Food inflation, long the hostage-taker of monetary policy, is expected to behave. Forecasts of a normal monsoon and a robust winter harvest should stabilise prices. Since monetary policy has little direct grip on food costs, the RBI mainly frets when prolonged surges threaten to infect broader inflation expectations. Such contagion seems unlikely this year. Most analysts predict food inflation will run significantly lower than last year, barring seasonal spikes.

This spotlight shifts to core inflation where the RBI’s interest rates and liquidity operations bite. A past bugbear, core inflation surged post-pandemic, averaging over 6% in FY22 and FY23. It cooled to 4.4% in FY24 and 3.5% in FY25. Yet a recent uptick pushed it back above 4% in April.
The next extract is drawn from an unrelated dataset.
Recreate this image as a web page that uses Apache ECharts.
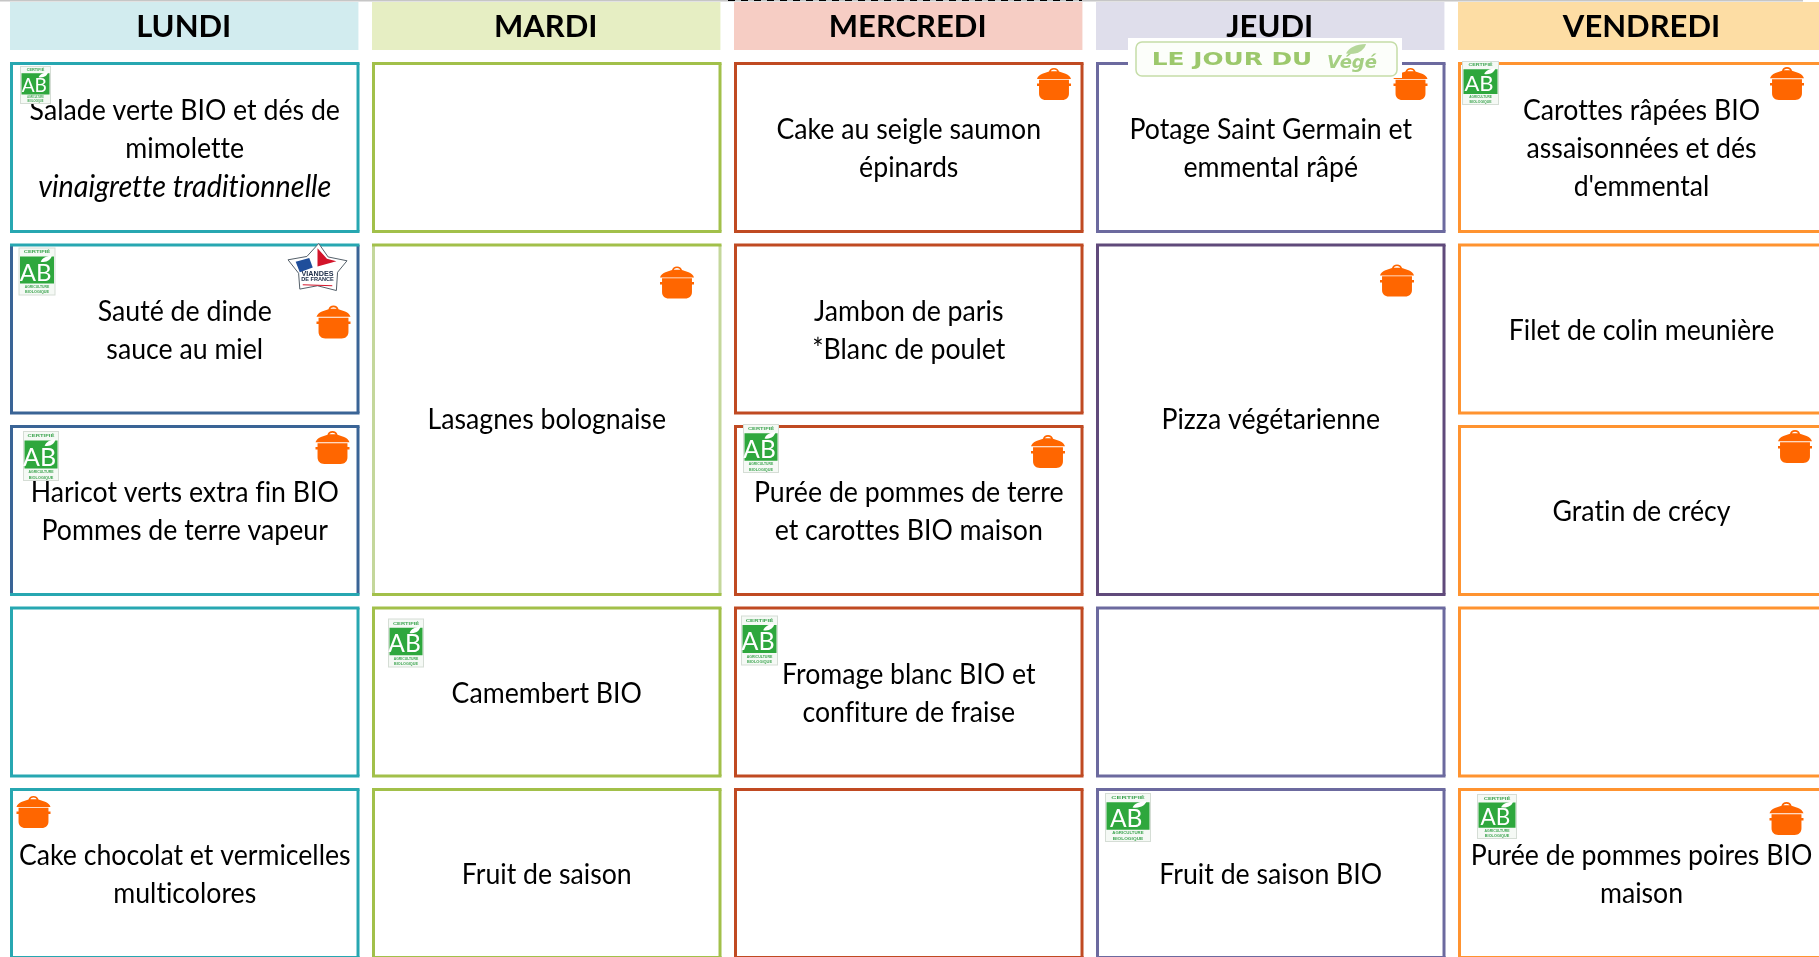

Two culprits stand out: soaring gold prices, explicitly flagged by the RBI last month, and rising services inflation.

The case for core calm

So, whence the RBI’s core confidence? Several factors point towards benign pressure:

  1. While unpredictable, the net effect of evolving US tariff policy may prove disinflationary for Asia. As Chinese exports to America face barriers, China’s excess capacity could flood Asian markets like India (already imposing anti-dumping duties on some Chinese goods). Cheaper imports would suppress input costs and core inflation.
  2. A slowdown in consumption-led growth dampens price pressures.
  3. Wage growth remains insufficiently robust to fuel inflation, keeping second-round effects (higher inflation expectations feeding into wages and prices) muted.
  4. The World Bank’s modest 2025 global growth forecast (2.3%) suggests commodity prices are unlikely to surge, keeping imported inflation low.

Nomura analysts encapsulate this view, estimating core inflation will hover near 4% for the rest of the year, underpinned by these “disinflationary” underlying factors.

Risks on the horizon

Yet assuming core’s docility is guaranteed would be unwise. Key risks loom:

The inherent unpredictability of US trade policy remains a wildcard. Favourable US-China negotiations could negate the expected disinflationary boost for Asia.
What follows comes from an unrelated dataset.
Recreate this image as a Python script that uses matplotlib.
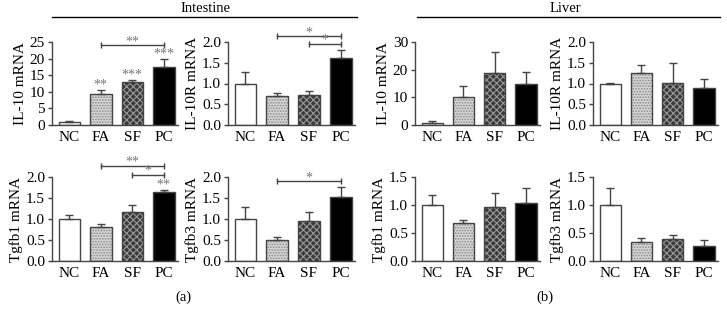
import numpy as np
import matplotlib.pyplot as plt

plt.rcParams['font.family'] = ['Liberation Serif', 'DejaVu Serif']
plt.rcParams['hatch.linewidth'] = 0.8

groups = ['NC', 'FA', 'SF', 'PC']

# intestine
int_il10 = [0.8, 9.4, 13.0, 17.5]
int_il10_err = [0.4, 1.2, 0.7, 2.3]
int_il10r = [1.0, 0.70, 0.72, 1.62]
int_il10r_err = [0.28, 0.06, 0.10, 0.18]
int_tgfb1 = [1.0, 0.80, 1.16, 1.65]
int_tgfb1_err = [0.09, 0.07, 0.17, 0.05]
int_tgfb3 = [1.0, 0.50, 0.95, 1.52]
int_tgfb3_err = [0.28, 0.08, 0.22, 0.24]

# liver
liv_il10 = [0.8, 10.0, 18.8, 14.8]
liv_il10_err = [0.5, 4.0, 7.5, 4.5]
liv_il10r = [0.98, 1.25, 1.02, 0.88]
liv_il10r_err = [0.04, 0.20, 0.47, 0.24]
liv_tgfb1 = [1.0, 0.67, 0.96, 1.03]
liv_tgfb1_err = [0.17, 0.06, 0.25, 0.27]
liv_tgfb3 = [1.0, 0.34, 0.39, 0.26]
liv_tgfb3_err = [0.30, 0.07, 0.08, 0.12]

face = ['white', '#d4d4d4', '#3a3a3a', 'black']
hatch = [None, '......', 'xxxxx', None]
hatch_col = ['white', '#8a8a8a', '#9a9a9a', 'black']
line_col = '#444444'


def bars(ax, vals, errs, ylim, ticks, ylabel, fmt):
    x = np.arange(4)
    ax.bar(x, vals, 0.68, color=face, hatch=hatch, edgecolor=hatch_col, linewidth=0)
    ax.bar(x, vals, 0.68, fill=False, edgecolor=line_col, linewidth=1.0)
    ax.errorbar(x, vals, yerr=[np.zeros(4), errs], fmt='none', ecolor=line_col,
                elinewidth=1.0, capsize=3, capthick=1.0)
    ax.set_xlim(-0.55, 3.45)
    ax.set_ylim(*ylim)
    ax.set_yticks(ticks)
    ax.set_yticklabels([fmt.format(t) for t in ticks])
    ax.set_xticks(x)
    ax.set_xticklabels(groups)
    ax.set_ylabel(ylabel, fontsize=11, labelpad=2)
    for s in ['top', 'right']:
        ax.spines[s].set_visible(False)
    for s in ['left', 'bottom']:
        ax.spines[s].set_color(line_col)
        ax.spines[s].set_linewidth(1.0)
    ax.tick_params(axis='both', labelsize=11, color=line_col, width=1.0, pad=2)
    ax.tick_params(axis='x', length=0, pad=4)
    ax.tick_params(axis='y', length=3)


def stars(ax, i, y, txt):
    # asterisks sit high in the glyph box, so anchor at the baseline
    ax.annotate(txt, (i, y), xytext=(0, 0), textcoords='offset points',
                ha='center', va='baseline', fontsize=10, color='#777777',
                annotation_clip=False)


def bracket(ax, i, j, y, txt):
    ax.plot([i, j], [y, y], color=line_col, lw=1.0, clip_on=False,
            marker='|', markersize=5, markeredgewidth=1.0)
    stars(ax, (i + j) / 2, y, txt)


fig = plt.figure(figsize=(7.27, 3.27), dpi=100)

W, H = 727, 327
cols = [52, 228, 415, 593]
widths = [126, 127, 125, 125]
rows = [(42, 125), (177, 261)]


def make(col, row):
    x0 = cols[col]
    y0, y1 = rows[row]
    return fig.add_axes([x0 / W, 1 - y1 / H, widths[col] / W, (y1 - y0) / H])


ax = make(0, 0)
bars(ax, int_il10, int_il10_err, (0, 25), [0, 5, 10, 15, 20, 25], 'IL-10 mRNA', '{:g}')
stars(ax, 1, 10.9, '**')
stars(ax, 2, 14.0, '***')
stars(ax, 3, 20.2, '***')
bracket(ax, 1, 3, 24.0, '**')

ax = make(1, 0)
bars(ax, int_il10r, int_il10r_err, (0, 2), [0, 0.5, 1.0, 1.5, 2.0], 'IL-10R mRNA', '{:.1f}')
bracket(ax, 1, 3, 2.14, '*')
bracket(ax, 2, 3, 1.96, '*')

ax = make(0, 1)
bars(ax, int_tgfb1, int_tgfb1_err, (0, 2), [0, 0.5, 1.0, 1.5, 2.0], 'Tgfb1 mRNA', '{:.1f}')
stars(ax, 3, 1.72, '**')
bracket(ax, 1, 3, 2.27, '**')
bracket(ax, 2, 3, 2.05, '*')

ax = make(1, 1)
bars(ax, int_tgfb3, int_tgfb3_err, (0, 2), [0, 0.5, 1.0, 1.5, 2.0], 'Tgfb3 mRNA', '{:.1f}')
bracket(ax, 1, 3, 1.9, '*')

ax = make(2, 0)
bars(ax, liv_il10, liv_il10_err, (0, 30), [0, 10, 20, 30], 'IL-10 mRNA', '{:g}')

ax = make(3, 0)
bars(ax, liv_il10r, liv_il10r_err, (0, 2), [0, 0.5, 1.0, 1.5, 2.0], 'IL-10R mRNA', '{:.1f}')

ax = make(2, 1)
bars(ax, liv_tgfb1, liv_tgfb1_err, (0, 1.5), [0, 0.5, 1.0, 1.5], 'Tgfb1 mRNA', '{:.1f}')

ax = make(3, 1)
bars(ax, liv_tgfb3, liv_tgfb3_err, (0, 1.5), [0, 0.5, 1.0, 1.5], 'Tgfb3 mRNA', '{:.1f}')

# section headers
fig.add_artist(plt.Line2D([52 / W, 357 / W], [1 - 17 / H, 1 - 17 / H], color='black', lw=1.0))
fig.add_artist(plt.Line2D([417 / W, 720 / W], [1 - 17 / H, 1 - 17 / H], color='black', lw=1.0))
fig.text(205 / W, 1 - 8 / H, 'Intestine', ha='center', va='center', fontsize=10.5)
fig.text(565 / W, 1 - 8 / H, 'Liver', ha='center', va='center', fontsize=10.5)
fig.text(183 / W, 1 - 297 / H, '(a)', ha='center', va='center', fontsize=10.5)
fig.text(545 / W, 1 - 297 / H, '(b)', ha='center', va='center', fontsize=10.5)

fig.savefig('out.png', dpi=100)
The RBI’s own 1-percentage-point CRR cut will flood the banking system with liquidity later this year, coinciding with the festive season’s credit surge. This potent mix could spark credit-fuelled consumption, potentially stoking core inflation, particularly in services.

While core inflation in FY26 may indeed prove softer than in recent turbulent years, a late-year ascent is a distinct possibility. The RBI’s own forecast of headline inflation rising to 4.5% next year hints at underlying pressures. Core offers comfort, yes, but it is far from a given. The central bank’s bold easing bets heavily on its continued good behaviour.